==== Records supplied ====

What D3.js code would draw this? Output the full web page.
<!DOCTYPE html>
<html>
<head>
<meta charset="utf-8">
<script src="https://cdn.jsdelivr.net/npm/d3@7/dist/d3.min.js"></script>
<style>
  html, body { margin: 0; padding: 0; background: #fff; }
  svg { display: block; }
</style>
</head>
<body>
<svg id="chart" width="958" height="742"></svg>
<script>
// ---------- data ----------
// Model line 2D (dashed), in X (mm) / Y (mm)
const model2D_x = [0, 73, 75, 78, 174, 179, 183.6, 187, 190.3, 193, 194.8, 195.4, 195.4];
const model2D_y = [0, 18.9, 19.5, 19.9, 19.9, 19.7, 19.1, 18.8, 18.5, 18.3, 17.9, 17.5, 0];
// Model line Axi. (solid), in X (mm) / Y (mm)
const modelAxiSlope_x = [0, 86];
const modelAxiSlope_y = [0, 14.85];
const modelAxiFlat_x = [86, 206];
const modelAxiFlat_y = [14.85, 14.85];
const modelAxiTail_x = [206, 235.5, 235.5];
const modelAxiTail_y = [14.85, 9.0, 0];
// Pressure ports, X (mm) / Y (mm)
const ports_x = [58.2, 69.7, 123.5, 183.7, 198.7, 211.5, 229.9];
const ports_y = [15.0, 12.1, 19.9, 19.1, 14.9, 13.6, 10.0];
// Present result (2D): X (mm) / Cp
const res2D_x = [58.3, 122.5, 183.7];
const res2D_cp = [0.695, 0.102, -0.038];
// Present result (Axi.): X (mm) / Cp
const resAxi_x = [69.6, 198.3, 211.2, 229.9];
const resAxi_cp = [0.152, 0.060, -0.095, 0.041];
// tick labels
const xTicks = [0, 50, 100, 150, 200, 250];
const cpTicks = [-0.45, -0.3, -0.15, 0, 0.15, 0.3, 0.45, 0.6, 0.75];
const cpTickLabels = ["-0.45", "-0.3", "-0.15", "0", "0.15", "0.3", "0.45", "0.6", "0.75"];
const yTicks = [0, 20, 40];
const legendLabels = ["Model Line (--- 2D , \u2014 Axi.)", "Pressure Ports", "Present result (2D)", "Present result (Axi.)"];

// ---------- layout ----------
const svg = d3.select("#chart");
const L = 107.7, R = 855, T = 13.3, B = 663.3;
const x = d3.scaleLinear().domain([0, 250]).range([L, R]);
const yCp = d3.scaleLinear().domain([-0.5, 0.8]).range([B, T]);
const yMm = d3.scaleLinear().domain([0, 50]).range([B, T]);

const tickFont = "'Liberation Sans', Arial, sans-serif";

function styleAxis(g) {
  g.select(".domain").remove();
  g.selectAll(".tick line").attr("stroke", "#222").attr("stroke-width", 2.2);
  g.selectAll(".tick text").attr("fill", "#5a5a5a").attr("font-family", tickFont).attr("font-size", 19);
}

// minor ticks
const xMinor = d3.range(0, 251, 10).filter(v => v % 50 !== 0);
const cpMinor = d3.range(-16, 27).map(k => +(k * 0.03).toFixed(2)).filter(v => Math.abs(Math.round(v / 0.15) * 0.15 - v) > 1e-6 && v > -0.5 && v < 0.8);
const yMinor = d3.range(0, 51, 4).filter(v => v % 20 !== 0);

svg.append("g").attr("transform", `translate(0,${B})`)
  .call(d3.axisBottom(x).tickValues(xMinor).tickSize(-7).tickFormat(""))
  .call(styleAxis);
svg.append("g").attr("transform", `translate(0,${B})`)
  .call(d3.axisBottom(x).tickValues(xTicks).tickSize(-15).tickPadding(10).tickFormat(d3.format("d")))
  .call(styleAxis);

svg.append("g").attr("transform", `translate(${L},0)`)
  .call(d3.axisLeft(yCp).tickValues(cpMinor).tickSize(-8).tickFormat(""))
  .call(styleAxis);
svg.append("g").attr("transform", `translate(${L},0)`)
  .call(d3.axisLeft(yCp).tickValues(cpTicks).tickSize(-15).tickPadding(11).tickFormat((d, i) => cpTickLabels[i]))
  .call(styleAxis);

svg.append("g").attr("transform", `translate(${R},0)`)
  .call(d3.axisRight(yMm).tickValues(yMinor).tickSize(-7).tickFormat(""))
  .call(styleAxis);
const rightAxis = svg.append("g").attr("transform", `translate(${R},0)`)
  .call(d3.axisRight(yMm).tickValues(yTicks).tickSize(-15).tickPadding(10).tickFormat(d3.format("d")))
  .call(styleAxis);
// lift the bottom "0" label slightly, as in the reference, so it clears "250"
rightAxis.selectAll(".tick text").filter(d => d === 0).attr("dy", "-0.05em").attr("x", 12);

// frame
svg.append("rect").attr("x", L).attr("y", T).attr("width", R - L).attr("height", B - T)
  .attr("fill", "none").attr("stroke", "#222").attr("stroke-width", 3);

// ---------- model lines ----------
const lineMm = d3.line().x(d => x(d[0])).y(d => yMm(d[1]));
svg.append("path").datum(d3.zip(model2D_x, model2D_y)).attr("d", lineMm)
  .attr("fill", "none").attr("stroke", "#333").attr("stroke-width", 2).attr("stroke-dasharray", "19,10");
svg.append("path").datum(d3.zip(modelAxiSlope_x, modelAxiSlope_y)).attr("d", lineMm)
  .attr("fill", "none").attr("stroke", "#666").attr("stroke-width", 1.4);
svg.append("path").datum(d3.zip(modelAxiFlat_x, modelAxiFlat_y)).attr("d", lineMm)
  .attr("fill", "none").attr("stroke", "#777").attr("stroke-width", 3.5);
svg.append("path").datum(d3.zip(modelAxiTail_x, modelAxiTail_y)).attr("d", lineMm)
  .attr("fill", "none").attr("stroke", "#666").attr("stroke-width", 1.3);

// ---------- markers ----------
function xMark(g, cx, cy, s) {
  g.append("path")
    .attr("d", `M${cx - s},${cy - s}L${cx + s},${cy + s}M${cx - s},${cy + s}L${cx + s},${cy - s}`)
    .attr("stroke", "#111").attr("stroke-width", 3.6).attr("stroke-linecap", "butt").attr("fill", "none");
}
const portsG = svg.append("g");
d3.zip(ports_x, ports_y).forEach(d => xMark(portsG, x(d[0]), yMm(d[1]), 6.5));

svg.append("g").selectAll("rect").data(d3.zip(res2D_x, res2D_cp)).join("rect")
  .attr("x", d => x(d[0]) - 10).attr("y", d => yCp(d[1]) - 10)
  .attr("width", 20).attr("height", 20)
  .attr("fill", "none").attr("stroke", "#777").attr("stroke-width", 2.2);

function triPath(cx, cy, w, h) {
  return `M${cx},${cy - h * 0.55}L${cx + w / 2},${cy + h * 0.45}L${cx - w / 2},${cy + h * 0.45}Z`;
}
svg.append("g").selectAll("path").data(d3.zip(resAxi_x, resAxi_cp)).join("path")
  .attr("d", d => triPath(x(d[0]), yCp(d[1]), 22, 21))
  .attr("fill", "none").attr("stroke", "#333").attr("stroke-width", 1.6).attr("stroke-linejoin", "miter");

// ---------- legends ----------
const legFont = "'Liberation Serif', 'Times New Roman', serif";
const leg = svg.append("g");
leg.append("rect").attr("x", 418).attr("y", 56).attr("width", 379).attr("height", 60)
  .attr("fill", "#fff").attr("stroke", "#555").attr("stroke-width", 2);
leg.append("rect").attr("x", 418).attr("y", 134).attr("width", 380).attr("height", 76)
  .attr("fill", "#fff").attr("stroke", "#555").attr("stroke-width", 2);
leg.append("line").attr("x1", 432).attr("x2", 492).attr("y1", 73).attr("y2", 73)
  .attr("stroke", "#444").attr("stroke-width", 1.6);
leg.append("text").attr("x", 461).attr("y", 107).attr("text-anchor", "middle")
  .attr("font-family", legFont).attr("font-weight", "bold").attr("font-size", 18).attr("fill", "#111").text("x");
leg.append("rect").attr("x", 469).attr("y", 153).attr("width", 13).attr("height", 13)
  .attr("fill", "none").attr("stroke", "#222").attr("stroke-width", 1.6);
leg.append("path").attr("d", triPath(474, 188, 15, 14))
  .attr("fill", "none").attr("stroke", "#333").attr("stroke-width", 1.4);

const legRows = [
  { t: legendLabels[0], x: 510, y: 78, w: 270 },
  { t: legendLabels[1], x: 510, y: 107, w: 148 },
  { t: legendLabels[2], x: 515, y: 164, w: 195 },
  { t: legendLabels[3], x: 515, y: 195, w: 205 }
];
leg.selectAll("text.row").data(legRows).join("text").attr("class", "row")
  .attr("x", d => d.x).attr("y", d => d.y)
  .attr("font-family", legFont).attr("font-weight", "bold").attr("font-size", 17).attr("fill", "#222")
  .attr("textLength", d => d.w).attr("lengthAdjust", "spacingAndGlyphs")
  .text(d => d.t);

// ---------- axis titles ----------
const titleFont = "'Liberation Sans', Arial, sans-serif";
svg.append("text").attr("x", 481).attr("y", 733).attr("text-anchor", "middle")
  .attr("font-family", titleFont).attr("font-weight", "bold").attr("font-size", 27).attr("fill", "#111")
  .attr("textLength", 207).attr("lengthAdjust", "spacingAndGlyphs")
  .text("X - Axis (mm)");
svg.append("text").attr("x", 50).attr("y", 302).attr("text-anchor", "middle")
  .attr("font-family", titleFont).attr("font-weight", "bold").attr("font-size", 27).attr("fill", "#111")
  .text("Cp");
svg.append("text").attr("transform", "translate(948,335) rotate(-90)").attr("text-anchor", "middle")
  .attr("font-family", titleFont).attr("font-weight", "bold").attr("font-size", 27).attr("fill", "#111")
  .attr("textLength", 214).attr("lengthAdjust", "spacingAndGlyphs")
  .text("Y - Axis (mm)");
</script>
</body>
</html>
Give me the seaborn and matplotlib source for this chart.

====

Filter the data, keeping only the lines that contain "this".

What D3.js code would draw this? Output the full web page.
Give me the seaborn and matplotlib source for this chart.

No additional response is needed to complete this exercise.